# [SOLVED] Monitor Driver for LG E2060T?



## selcrysti (Aug 8, 2011)

Hello everyone, I'm using a Windows XP Service Pack 3 and I've been having minor problems with this new driver. The screen seems horizontally stretched out to the screen (even the text and pictures are so stretched) and when I tried to install this monitor (even though this was plug-in-and-play) the installation wouldn't open and tell me that the installation has failed.

I've been following this page to see if I could fix this widescreen problem: windows xp - Setting up wide monitor in XP - Super User
but when I went to Display -> Settings, the monitor didn't show up in the list, so I guessed that it needs the driver, pronto.


I also have another concern, if you look at this picture taken of my Device Manager you'll see some question marks (notice that my monitor hasn't shown up in this)
DSC06604 | Flickr - Photo Sharing!


Where can I find these missing drivers??

I would be thankful if there were any help out there, thank you!


----------



## JimE (Apr 16, 2009)

*Re: Monitor Driver for LG E2060T?*

You are missing quite a few drivers. And one of the devices with the yellow ! is the video controller (ie: the video card).

You need to install the video drivers before you worry about the monitor.


----------



## selcrysti (Aug 8, 2011)

*Re: Monitor Driver for LG E2060T?*

Thank you for your response, I found out by AIDA64 that my video drive is 
*ATI Radeon HD 3300 (RS780D)*
but unfortunately after I installed the driver on this website:
Downloads

after the program asked me to restart the PC... my monitor turned itself off in 'energy saving mode' after the Windows logo... Fortunately I was able to go to Safe mode and then I tried to open the programs that I installed with the driver but it told me this error:

The application failed to initialize properly (0x0000135). Click OK to terminate application

fortunately I made a system restore and returned to what it was before.

I found another driver from softpedia.com I'll keep updating.
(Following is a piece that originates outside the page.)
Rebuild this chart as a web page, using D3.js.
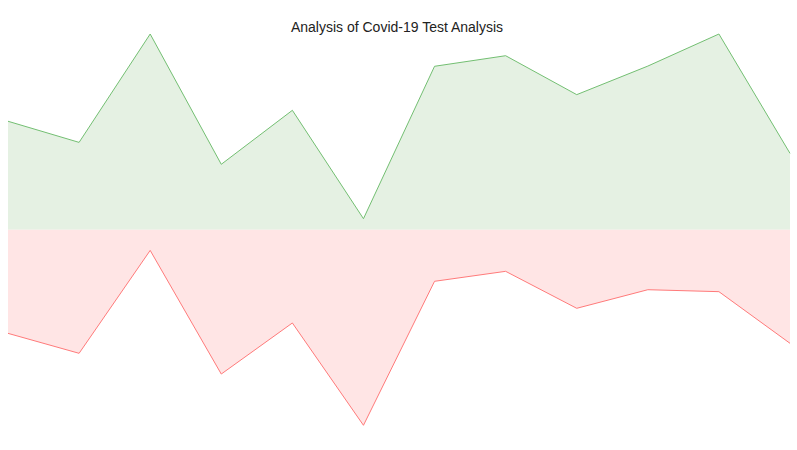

*UPDATE 7:37PM - I found out on google that the error is because I don't have Microsoft .NET, I'm installing 4.0 right now.*


----------



## selcrysti (Aug 8, 2011)

*Re: Monitor Driver for LG E2060T?*

Oh goodie!! that driver from softpedia helped a lot!! well, the monitor did the same thing but for some reason I fumbled to fix it with the monitor's buttons and set it to *DVI-0* but I no longer need to auto adjust because it tells me its in *Digital Video Input: No Access* and it now looks COMPLETELY adjusted, NO MORE WIDESCREEN STRETCH MARKS!!! YES!!! Thanks for your help!

*PROBLEM SOLVED!!!*


----------